Panneau à figure cornue
Un dieu assis avec des bois de cerf est souvent identifié comme étant Cernunnos, un ancien dieu celte qui représentait la nature, la flore, la faune, et la fertilité. Cernunnos est fréquemment représenté dans l'art celtique portant des cornes et un torque, comme ici. Le personnage tient un torque supplémentaire et un très long serpent à tête de bélier, qui signifient probablement force et abondance. Sur le côté gauche se trouvent un cerf et un chevreuil, et sur le côté droit, cinq animaux étranges et un petit personnage chevauchant ce qui pourrait être un dauphin.
Panneaux extérieurs
Les panneaux extérieurs sont carrés et plus petits que les panneaux intérieurs. Chacun d'eux présente la tête d'un personnage se tenant les bras en l'air ou les bras croisés. Plusieurs de ces personnages sont barbus et portent des casques, trois sont manifestement des femmes. La plupart portent un torque autour du cou. Certains personnages tiennent une figure humaine ou animale dans leurs mains, dans d'autres, des figures supplémentaires flottent dans l'espace entre les bras levés et la tête du personnage principal. Sur un panneau, la divinité la plus grande est flanquée d'une divinité légèrement plus petite. Sur tous les autres panneaux, le fait que la figure centrale soit beaucoup plus grande que les autres figures suggère qu'il s'agit d'un dieu et que les figures périphériques sont des humains. Les animaux sont réels ou imaginaires, comme des chiens, des aigles, des sangliers et des créatures ailées.

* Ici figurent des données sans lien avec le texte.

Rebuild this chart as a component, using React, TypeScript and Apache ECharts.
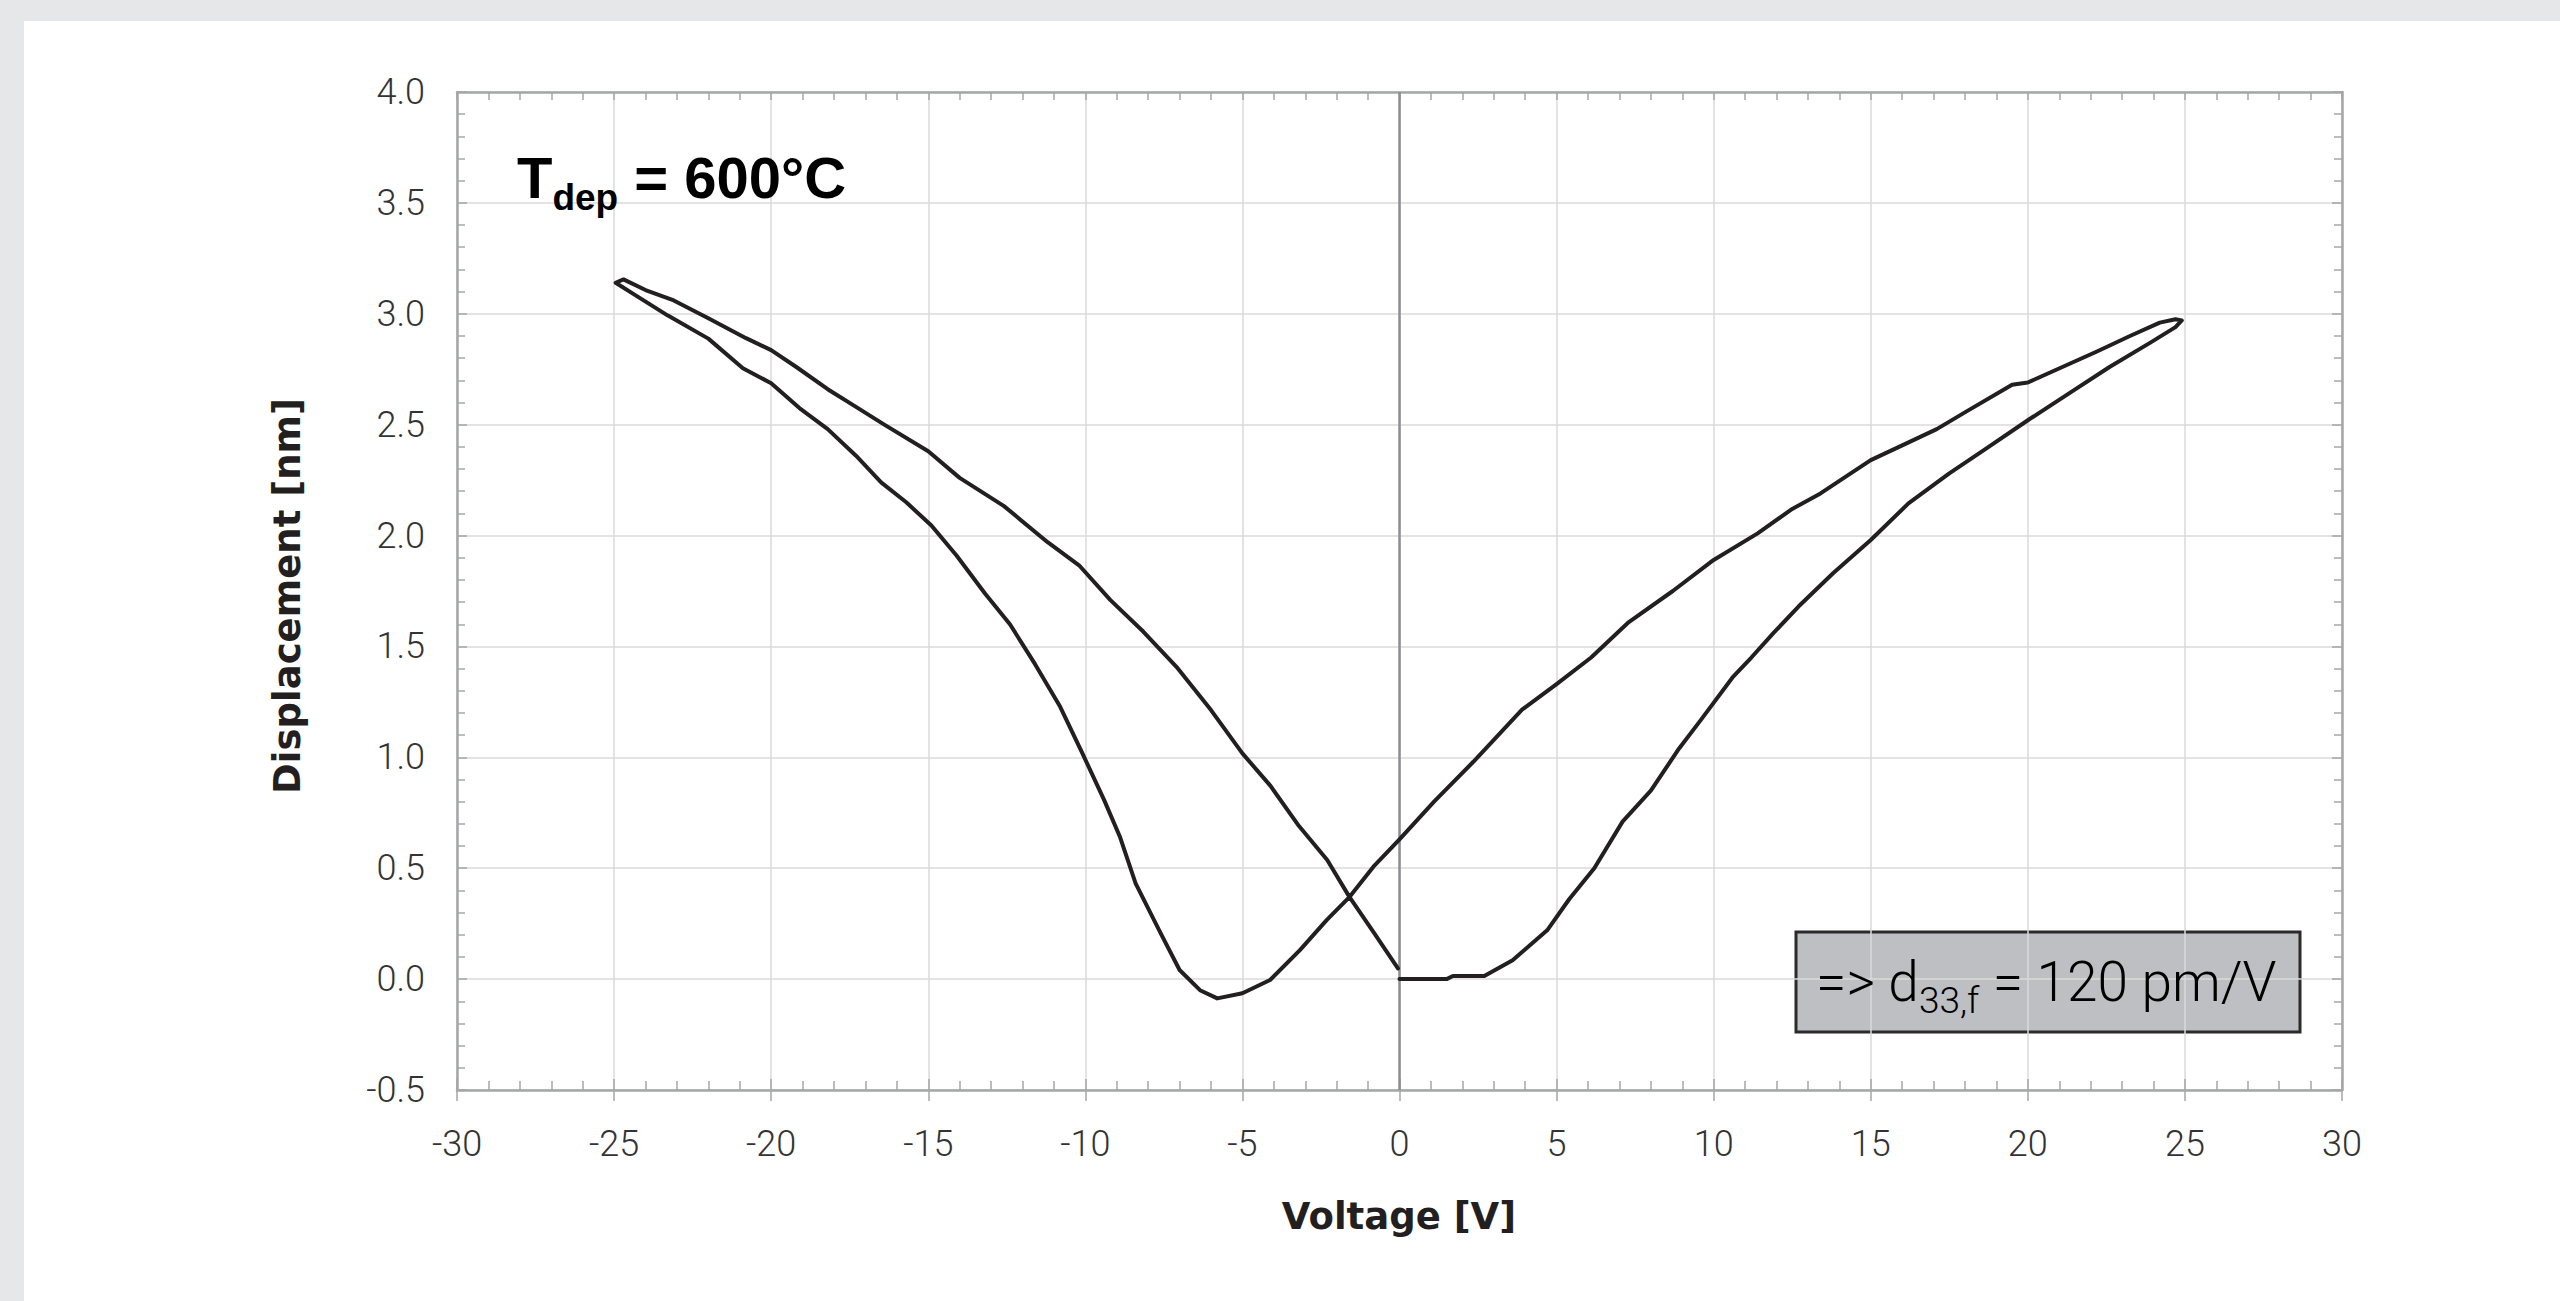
import React, { useEffect, useRef } from "react";
import * as echarts from "echarts";

// Voltage sweep 0 V -> +25 V (lower right branch)
const sweep1V = [0, 1.5, 1.7, 2.7, 3.6, 4.7, 5.4, 6.2, 7.1, 8.0, 8.9, 9.6, 10.6, 11.2, 11.9, 12.7, 13.8, 15.0, 16.2, 17.5, 18.6, 20.0, 21.3, 22.6, 23.9, 24.7, 24.9];
const sweep1D = [0, 0, 0.014, 0.014, 0.085, 0.22, 0.36, 0.5, 0.71, 0.85, 1.04, 1.17, 1.36, 1.45, 1.56, 1.68, 1.83, 1.98, 2.145, 2.28, 2.385, 2.52, 2.64, 2.76, 2.87, 2.94, 2.97];

// Voltage sweep +25 V -> -25 V (upper right branch, through the minimum, lower left branch)
const sweep2V = [24.7, 24.2, 23.25, 22.2, 21.1, 20.0, 19.5, 18.05, 17.1, 15.9, 15.0, 13.4, 12.5, 11.4, 10.0, 8.7, 7.3, 6.1, 5.0, 3.9, 2.35, 1.1, 0,
  -0.83, -1.58, -2.32, -3.17, -4.12, -5.0, -5.8, -6.35, -7.0, -7.6, -8.4, -8.9, -9.4, -10.1, -10.8, -11.6, -12.4, -13.2, -14.1, -14.9, -15.7, -16.5, -17.3, -18.2, -19.1, -20.0, -20.9, -22.0, -23.3, -24.3, -24.95];
const sweep2D = [2.975, 2.96, 2.9, 2.83, 2.76, 2.69, 2.68, 2.56, 2.48, 2.4, 2.34, 2.19, 2.12, 2.01, 1.89, 1.75, 1.61, 1.45, 1.33, 1.215, 0.98, 0.8, 0.63,
  0.507, 0.372, 0.266, 0.131, -0.004, -0.064, -0.087, -0.05, 0.041, 0.206, 0.432, 0.642, 0.807, 1.02, 1.228, 1.42, 1.6, 1.74, 1.91, 2.045, 2.15, 2.24, 2.36, 2.48, 2.575, 2.687, 2.754, 2.888, 2.993, 3.082, 3.14];

// Voltage sweep -25 V -> 0 V (upper left branch)
const sweep3V = [-24.95, -24.7, -24.0, -23.1, -22.0, -20.8, -20.0, -19.2, -18.2, -17.3, -16.4, -15.0, -14.0, -12.6, -11.2, -10.2, -9.2, -8.15, -7.1, -6.0, -5.0, -4.1, -3.2, -2.3, -1.6, -0.8, -0.05];
const sweep3D = [3.14, 3.155, 3.107, 3.06, 2.98, 2.89, 2.836, 2.76, 2.66, 2.58, 2.5, 2.38, 2.26, 2.134, 1.97, 1.866, 1.709, 1.566, 1.408, 1.213, 1.018, 0.87, 0.69, 0.537, 0.372, 0.206, 0.048];

const xTickMin = -30;
const xTickMax = 30;
const xTickStep = 5;
const yTickMin = -0.5;
const yTickMax = 4.0;
const yTickStep = 0.5;

const xTitle = "Voltage [V]";
const yTitle = "Displacement [nm]";

const zip = (v: number[], d: number[]) => v.map((x, i) => [x, d[i]]);

export default function App() {
  const ref = useRef<HTMLDivElement>(null);

  useEffect(() => {
    const chart = echarts.init(ref.current!, null, { renderer: "svg" });
    const loop = [...zip(sweep1V, sweep1D), ...zip(sweep2V, sweep2D), ...zip(sweep3V, sweep3D)];

    const axisGrey = "#a5a6aa";
    const gridGrey = "#dadada";
    const labelStyle = {
      fontFamily: "Roboto",
      fontWeight: 300,
      fontSize: 36,
      color: "#333333",
    };
    const tickLine = { color: axisGrey, width: 1.5 };

    chart.setOption({
      animation: false,
      grid: { left: 457, top: 92, width: 1885, height: 998, containLabel: false },
      xAxis: [
        {
          type: "value",
          min: xTickMin,
          max: xTickMax,
          interval: xTickStep,
          position: "bottom",
          axisLine: { show: true, onZero: false, lineStyle: { color: axisGrey, width: 2.5 } },
          axisTick: { show: true, inside: false, length: 11, lineStyle: tickLine },
          minorTick: { show: false },
          splitLine: { show: true, lineStyle: { color: gridGrey, width: 1.5 } },
          axisLabel: { ...labelStyle, margin: 36 },
        },
        {
          type: "value",
          min: xTickMin,
          max: xTickMax,
          interval: xTickStep,
          position: "bottom",
          axisLine: { show: false, onZero: false },
          axisTick: { show: true, inside: true, length: 11, lineStyle: tickLine },
          minorTick: { show: true, splitNumber: 5, length: 9, lineStyle: tickLine },
          splitLine: { show: false },
          axisLabel: { show: false },
        },
        {
          type: "value",
          min: xTickMin,
          max: xTickMax,
          interval: xTickStep,
          position: "top",
          axisLine: { show: true, onZero: false, lineStyle: { color: axisGrey, width: 2.5 } },
          axisTick: { show: true, inside: true, length: 8, lineStyle: tickLine },
          minorTick: { show: true, splitNumber: 5, length: 8, lineStyle: tickLine },
          splitLine: { show: false },
          axisLabel: { show: false },
        },
      ],
      yAxis: [
        {
          type: "value",
          min: yTickMin,
          max: yTickMax,
          interval: yTickStep,
          position: "left",
          axisLine: { show: true, onZero: false, lineStyle: { color: axisGrey, width: 2.5 } },
          axisTick: { show: true, inside: true, length: 10, lineStyle: tickLine },
          minorTick: { show: true, splitNumber: 5, length: 8, lineStyle: tickLine },
          splitLine: { show: true, lineStyle: { color: gridGrey, width: 1.5 } },
          axisLabel: { ...labelStyle, margin: 32, formatter: (v: number) => v.toFixed(1) },
        },
        {
          type: "value",
          min: yTickMin,
          max: yTickMax,
          interval: yTickStep,
          position: "right",
          axisLine: { show: true, onZero: false, lineStyle: { color: axisGrey, width: 2.5 } },
          axisTick: { show: true, inside: true, length: 10, lineStyle: tickLine },
          minorTick: { show: true, splitNumber: 5, length: 8, lineStyle: tickLine },
          splitLine: { show: false },
          axisLabel: { show: false },
        },
      ],
      series: [
        {
          type: "line",
          xAxisIndex: 0,
          yAxisIndex: 0,
          data: loop,
          symbol: "none",
          showSymbol: false,
          smooth: false,
          z: 5,
          lineStyle: { color: "#231f20", width: 4, join: "round", cap: "round" },
          markLine: {
            silent: true,
            animation: false,
            symbol: ["none", "none"],
            label: { show: false },
            lineStyle: { color: "#8d8e92", width: 2.5, type: "solid" },
            data: [{ xAxis: 0 }],
          },
        },
      ],
      graphic: [
        {
          type: "rect",
          z: -1,
          shape: { x: 1796, y: 932, width: 504, height: 100 },
          style: { fill: "#bebfc3", stroke: "#2b2b2b", lineWidth: 3 },
        },
        {
          type: "text",
          z: 20,
          x: 1816,
          y: 982,
          style: {
            text: "{a|=> d}{b|33,f}{a| = 120 pm/V}",
            verticalAlign: "middle",
            align: "left",
            rich: {
              a: { fontFamily: "Roboto", fontWeight: 300, fontSize: 55, color: "#2a2a2a" },
              b: { fontFamily: "Roboto", fontWeight: 300, fontSize: 37, color: "#2a2a2a", padding: [37, 0, 0, 0] },
            },
          },
        },
        {
          type: "text",
          z: 20,
          x: 517,
          y: 177,
          style: {
            text: "{t|T}{s|dep}{t| = 600°C}",
            verticalAlign: "middle",
            align: "left",
            rich: {
              t: { fontFamily: "Liberation Sans", fontWeight: "bold", fontSize: 58, color: "#231f20" },
              s: { fontFamily: "Liberation Sans", fontWeight: "bold", fontSize: 37, color: "#231f20", padding: [40, 0, 0, 0] },
            },
          },
        },
        {
          type: "text",
          z: 20,
          x: 1399,
          y: 1216,
          style: {
            text: xTitle,
            align: "center",
            verticalAlign: "middle",
            fontFamily: "DejaVu Sans",
            fontWeight: "bold",
            fontSize: 37,
            fill: "#231f20",
          },
        },
        {
          type: "text",
          z: 20,
          x: 287,
          y: 596,
          rotation: Math.PI / 2,
          style: {
            text: yTitle,
            align: "center",
            verticalAlign: "middle",
            fontFamily: "DejaVu Sans",
            fontWeight: "bold",
            fontSize: 37,
            fill: "#231f20",
          },
        },
      ],
    });

    return () => chart.dispose();
  }, []);

  return (
    <div style={{ position: "fixed", left: 0, top: 0, width: 2560, height: 1301, background: "#e6e7e9", overflow: "hidden" }}>
      <div style={{ position: "absolute", left: 24, top: 21, width: 2536, height: 1280, background: "#ffffff" }} />
      <div ref={ref} style={{ position: "absolute", left: 0, top: 0, width: 2560, height: 1301 }} />
    </div>
  );
}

Une divinité féminine se fait brosser les cheveux par une femme de petite taille. Dans une autre scène, un humain lutte contre un lion ou un léopard. Sur un autre panneau, les petites figures humaines tiennent elles-mêmes un animal, ce qui peut indiquer un sacrifice fait au dieu. La signification de nombreux autres personnages et animaux est très controversée par les spécialistes. Comme l'a noté un historien, le chaudron de Gundestrup est la «pierre de Rosette» de la mythologie celtique mais, contrairement à la dalle égyptienne au texte triple, le chaudron n'a pas encore été entièrement déchiffré.